The Day I Almost Beat An Olympic Champion

The great Joan Benoit-Samuelson, after winning the marathon at the 1984 Summer Olympics in Los Angeles.
The great Joan Benoit-Samuelson, after winning the marathon at the 1984 Summer Olympics in Los Angeles.

I was once young and spry and athletic, good-looking and confident, and willing to go at it with anybody in the world, athletically speaking — from a Division 1-level college basketball player to a Gold Medal winning Olympian.

Now I’ll be the first to admit I got schooled when it came to going up against those more athletic that me, bigger than me, and just plain ol’ better than me.

But I wasn’t one of those athletes who ever shined in the spotlight of fame and athletic grandeur. I was never destined for greatness on an athletic field. To the contrary, my greatness was found in telling the stories of the athletes who deserved to have their stories told. Thus, I made that my life, my passion, my success.

But I did love sports and they were always fun for me. And I never gave up when I stepped into that arena. I was the worker bee, down in the mud, working my ass off during each and every competition to make sure that if you were better than me then you were going to work your ass off, as well. You might beat me, but you would never out-hustle me.

In the fall of my 16th year, in my hometown of Bangor, Maine, there was a popular road race called the Benjamin’s 10K. It was sponsored by a local watering hole and instead of giving out t-shirts, they gave out the coolest green and yellow winter caps. It became one of the biggest and best road races the state of Maine would see back in those days, which was in the early 1980s, at the peak of the running boom that was sweeping the country.

I was a cross country runner back then, during my high school days, back before the desk job and before age and fat and bones that ache took control of my body.

This particular Benjamin’s — the one rising from my past from this morning — was held in 1982, the day after our Eastern Maine regional championship race. Still, a number of runners from our team opted to run the race as a weekend workout. As a team we attacked the course as we would any race. For me, that meant finding my pace — which was never at the front of the pack — before turning it on at the end and emptying my tank over the last half mile.

All of these years later, I don’t remember much about the course. I can’t even tell you where the starting line was, though if I had to render a guess I’d say it started in front of Benjamin’s Tavern, on Franklin Street, just a block from the heart of downtown Bangor.

But I remember the finish.

The finish was a long stretch up Harlow Street, past the old covered bridge that spanned the Kenduskeag Stream, past the five-story tall Federal Building, toward the finish line in front of the Bangor Public Library.
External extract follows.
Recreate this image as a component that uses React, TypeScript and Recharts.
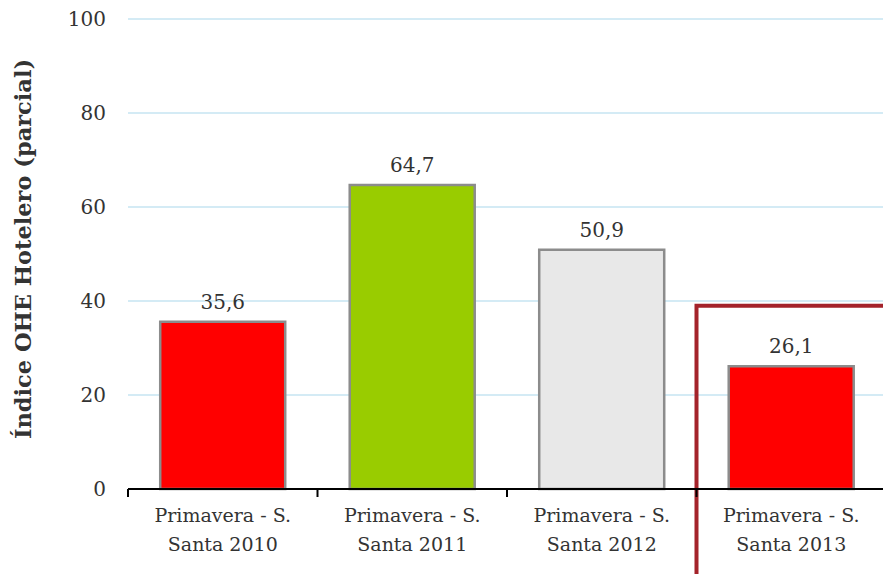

It began as a long slow grade up a hill before evening out for the kick home.

There I was, young, taut, ego-driven, pumping my arms, churning my legs, just starting to dig into the reserve tank that made my kick the best part of my running game. I figured I’d pick off 10 to 12 spots over the last quarter mile. Sure, I’d finish maybe one hundred people back in a pack that numbered more than 600 runners, but they would be 12 others who would finish behind me. So one by one I started to pick them off.

From out of nowhere she came off my left shoulder, at first a blur, then as obvious as the Federal Building, which stood high above my right shoulder as I ran by, my pace picking up with each foot strike.

Anybody who laced up a pair of running shoes in the State of Maine in the 1980s knew who Joan Benoit was. She was the best female runner the state has ever produced.

Two years later, in 1984, when she won the gold medal in the marathon at the Summer Olympics in Los Angeles, the whole world would know her name, as well.

I tried to go with her, tried to find that testosterone-driven pride that a woman would never beat me. But it was a vain attempt of machismo. It wasn’t happening. Greatness scoffs at the notion of being bested by a middle of the pack runner like me and Joan pulled away as she raced home and won the women’s championship in a time of 32 minutes, 43 seconds.

Needless to say, by the time Joan Benoit — who would later become Joan Benoit-Samuelson — built the bulk of her running resume there would never ever be any shame in losing to her. She won marathons. She set world records.

And on an Sunday afternoon in October she out-kicked me and left me in the dust and there was nothing I could do about it.

This ghost from my past comes back to me today because on Monday morning Joan competed in the Boston Marathon once again. It was race she won twice in her prime, over a course where she set a record that lasted 11 years.

This year, she finished 1,413th overall, 67th in the women’s field. Her time was listed as two hours, 54 minutes and three seconds.

She’s 57 years old.

As for me? I can sit at my desk for three hours, reliving the day Joan beat me in the Benjamin’s 10K Road Race. Without any doubt whatsoever, though, I admire her as much today as I did back then.

She is one of the greatest runners I’ve ever gotten to see run in my lifetime and the fact she’s still out there doing it gives even a shlub like me hope that tomorrow is just a few miles away.